Desse momento foi se consolidando a expressão “samba de raiz”, que embora eu não goste, até consigo entender suas motivações na ocasião. Porque existia uma geração de sambistas “da antiga” que estava “vivendo em grandes dificuldades”, como o Antonico do samba do Ismael. Era uma vertente do samba formada por mais velhos, que não vendiam disco em quantidade como a molecada dos pagodes daquele momento. Muitos estavam em perrengues financeiros brabos mesmo. Poucos estavam gravando e mesmo assim vendendo muito pouco.
Tinha um cara que era japonês, Tanaka, que tinha começado há uns anos antes uma ponte para que alguns esses velhinhos gravassem discos no Japão e alguns desses discos deram uma salvada financeira em alguns desses compositores. Desses discos um que se destacou absoluto foi o Peso na Balança, do Seu Wilson, com ótimas canções, arranjos muito bons e ainda com o luxo do violão de Raphael Rabello largando o dedo. O disco ficou mais de dez anos sem ser lançado no Brasil… Okolofé também foi outro disco feito para o mercado japonês. Quando os discos foram lançados aqui ficou em muita gente essa questão incômoda: como pode uma obra dessas não ser gravada e lançada em seu próprio nesse país? Uma constatação diagnóstico. (Aliás, esses discos que esse Tanaka produziu são pérolas, todos eles, e parecem ter vendido bem lá no Japão).

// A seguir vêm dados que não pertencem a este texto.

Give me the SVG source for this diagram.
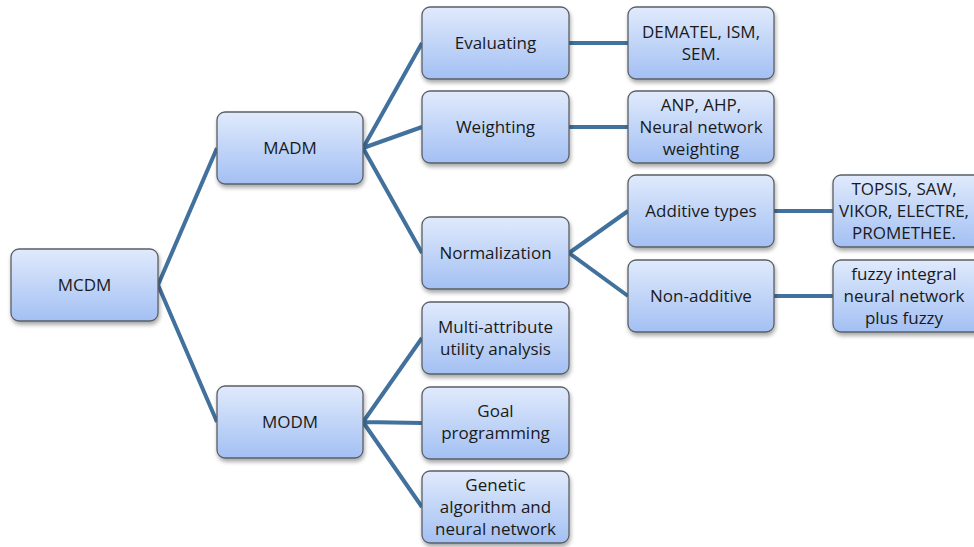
<svg xmlns="http://www.w3.org/2000/svg" width="974" height="547" viewBox="0 0 974 547">
<defs>
<linearGradient id="g" x1="0" y1="0" x2="0" y2="1">
<stop offset="0" stop-color="#e0eafc"/>
<stop offset="1" stop-color="#a3c0f3"/>
</linearGradient>
<filter id="sh" x="-10%" y="-10%" width="120%" height="130%">
<feGaussianBlur in="SourceAlpha" stdDeviation="2"/>
<feOffset dx="1" dy="3"/>
<feComponentTransfer><feFuncA type="linear" slope="0.35"/></feComponentTransfer>
<feMerge><feMergeNode/><feMergeNode in="SourceGraphic"/></feMerge>
</filter>
</defs>
<style>
.b{fill:url(#g);stroke:#5a5f66;stroke-width:1.3;filter:url(#sh)}
.t{font-family:"Open Sans","Liberation Sans",sans-serif;font-size:17px;fill:#1a1a1a;text-anchor:middle}
.c{stroke:#41719c;stroke-width:4;fill:none;stroke-linejoin:round}
</style>
<rect width="974" height="547" fill="#ffffff"/>
<g id="connectors">
<path class="c" d="M217,148 L158,285 L217,422"/>
<path class="c" d="M422,43 L363,148 L422,127 M363,148 L422,253"/>
<path class="c" d="M422,338 L363,422 L422,423 M363,422 L422,507"/>
<path class="c" d="M569,43 L628,43 M569,127 L628,127"/>
<path class="c" d="M628,211 L569,253 L628,296"/>
<path class="c" d="M774,211 L833,211 M774,296 L833,296"/>
</g>
<g id="mcdm"><rect class="b" x="11" y="249" width="147" height="72" rx="8"/><text class="t" x="84.5" y="291">MCDM</text></g>
<g id="madm"><rect class="b" x="217" y="112" width="146" height="72" rx="8"/><text class="t" x="290" y="154">MADM</text></g>
<g id="modm"><rect class="b" x="217" y="386" width="146" height="72" rx="8"/><text class="t" x="290" y="428">MODM</text></g>
<g id="evaluating"><rect class="b" x="422" y="7" width="147" height="72" rx="8"/><text class="t" x="495.5" y="49">Evaluating</text></g>
<g id="weighting"><rect class="b" x="422" y="91" width="147" height="72" rx="8"/><text class="t" x="495.5" y="133">Weighting</text></g>
<g id="normalization"><rect class="b" x="422" y="217" width="147" height="72" rx="8"/><text class="t" x="495.5" y="259">Normalization</text></g>
<g id="multiattr"><rect class="b" x="422" y="302" width="147" height="72" rx="8"/><text class="t" x="495.5" y="333">Multi-attribute</text><text class="t" x="495.5" y="355">utility analysis</text></g>
<g id="goal"><rect class="b" x="422" y="387" width="147" height="72" rx="8"/><text class="t" x="495.5" y="417">Goal</text><text class="t" x="495.5" y="439">programming</text></g>
<g id="genetic"><rect class="b" x="422" y="471" width="147" height="72" rx="8"/><text class="t" x="495.5" y="491">Genetic</text><text class="t" x="495.5" y="513">algorithm and</text><text class="t" x="495.5" y="535">neural network</text></g>
<g id="dematel"><rect class="b" x="628" y="7" width="146" height="72" rx="8"/><text class="t" x="701" y="38">DEMATEL, ISM,</text><text class="t" x="701" y="60">SEM.</text></g>
<g id="anp"><rect class="b" x="628" y="91" width="146" height="72" rx="8"/><text class="t" x="701" y="111">ANP, AHP,</text><text class="t" x="701" y="133">Neural network</text><text class="t" x="701" y="155">weighting</text></g>
<g id="additive"><rect class="b" x="628" y="175" width="146" height="72" rx="8"/><text class="t" x="701" y="217">Additive types</text></g>
<g id="nonadditive"><rect class="b" x="628" y="260" width="146" height="72" rx="8"/><text class="t" x="701" y="302">Non-additive</text></g>
<g id="topsis"><rect class="b" x="833" y="175" width="150" height="72" rx="8"/><text class="t" x="904" y="195">TOPSIS, SAW,</text><text class="t" x="904" y="217">VIKOR, ELECTRE,</text><text class="t" x="904" y="239">PROMETHEE.</text></g>
<g id="fuzzy"><rect class="b" x="833" y="260" width="150" height="72" rx="8"/><text class="t" x="904" y="280">fuzzy integral</text><text class="t" x="904" y="302">neural network</text><text class="t" x="904" y="324">plus fuzzy</text></g>
</svg>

Um parêntesis legal: uma campanha de financiamento coletivo da Agenda (quando ainda era vaquinha mesmo e não crowdfunding) conseguiu, por exemplo, lançar o disco do Argemiro Patrocínio da Portela, um trabalho simplesmente sensacional. Vale catar.
Pois bem, nesse cenário, com uma molecada de classe média querendo discos, indo a rodas de samba “de raiz”, Wilson Moreira nos brinda com o Entidades I, pelo selo Rádio MEC, com produção e arranjos do Paulão 7 Cordas, um disco de uma genialidade e generosidade incríveis. Era como se Seu Wilson olhasse essa gente meio perdida, meio deslumbrada, e dissesse “senta aqui, meu filho, que vou te mostrar umas coisas”. E ali é partido, calangos, jongo (com Nei Lopes), sambas de lamento, batuques, ritmos rurais, congada (com Grande Otelo), sempre com letras de grande alcance na alma, ancestralidade e doçura.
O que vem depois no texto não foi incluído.